The Export Centre is now virtually empty.

The Export Centre is now virtually empty. (Angel Chevrestt)

Another day, another taxpayer boondoggle in Jamaica.

Two years after it opened as an “incubator” for small businesses, the $2.5 million Jamaica Export Centre — built with mostly taxpayer cash — is virtually deserted.

The dusty reception desk, which was supposed to serve up to eight businesses, is unoccupied. Downstairs, a meeting room is empty, and a sign out front says it is available for baby showers and birthday parties.

The 8,000-square-foot building near Kennedy Airport opened with great fanfare in 2010. Its mission was to help freight-forwarding and export companies owned by minorities and women. The businesses would get subsidized rent and shared services, such as a receptionist and meeting room.

Among the pols who showed up for the ribbon cutting were Rep. Gregory Meeks, state Assemblywoman Michele Titus and City Councilman Leroy Comrie, Democrats who each secured cash for the project.

About $1.7 million in taxpayer funds went into buying an old tire shop on Rockaway Boulevard and replacing it with the gleaming new two-story building.

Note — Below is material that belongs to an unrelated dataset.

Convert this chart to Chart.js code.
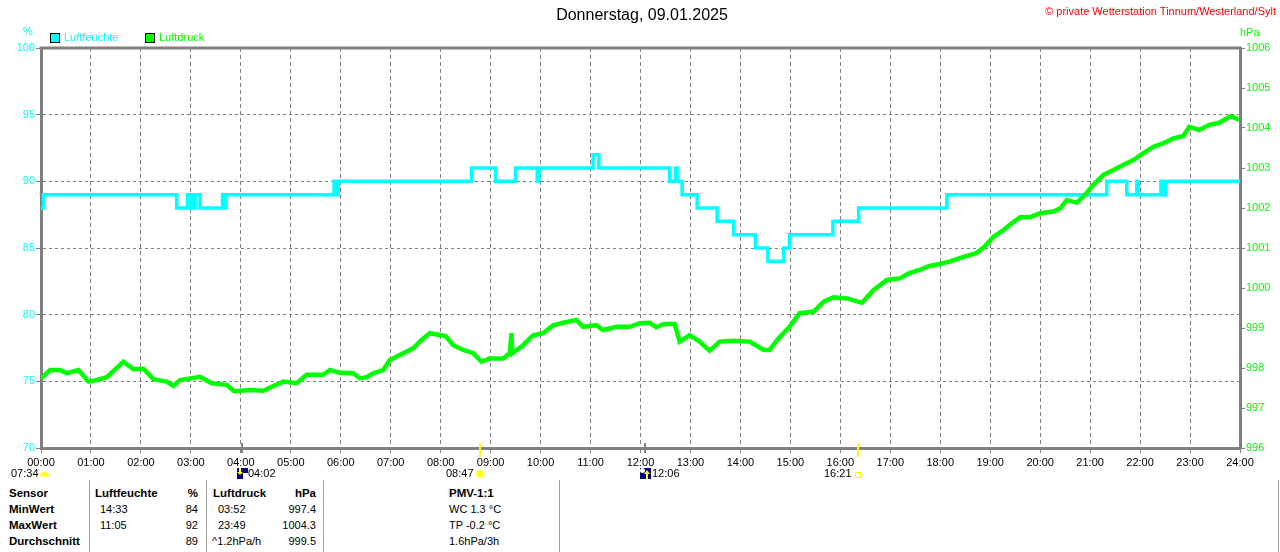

The state Dormitory Authority kicked in another $450,000 to buy a ramshackle house behind the property, which was torn down to create an ample parking lot.

The pols ponied up the money to the Jamaica Chamber of Commerce, which spearheaded the project, even though its president, Robert Richards, readily admitted that the group had never run a business incubator.

“We don’t have a lot of experience here,’’ Richards told Crain’s in 2006.

Today, just two businesses and a nonprofit have rented space at the center, and have done so only in the last five months. Richards refused to name the firms, but said they were not freight forwarders.

He said the center was counting on the government to keep the funding spigot on, but the end of state pork-barrel spending in 2010 wrecked the project.

“Most incubators are supported by government grants,” Richards said. “They require a great deal of start-up capital.”

Meeks, who secured some $300,000 in congressional earmarks, said: “I only wish there were more resources to continue supporting this worthwhile mission.”

The Chamber of Commerce, which now has its offices at the center, has not paid property taxes on the building since July, and owes $18,482.

Richards claims to have gone without a salary in the last two years.

He said the Export Centre would hold a fund-raiser in April, and was planning workshops for freight forwarders and other businesses.

Comrie, who obtained $50,000 in city funds for the project, said he did not understand “why it failed.”

“At the very least, we have a modern building for other programming,” Comrie said.

The Post recently revealed that another taxpayer-financed building in Jamaica was sitting largely unused.

The Sutphin Avenue building, purchased with $2.7 million in Port Authority money, has not been developed by the Greater Jamaica Development Corp.

After The Post exposé, the Port Authority announced that if no progress is made by August, it will seize the building.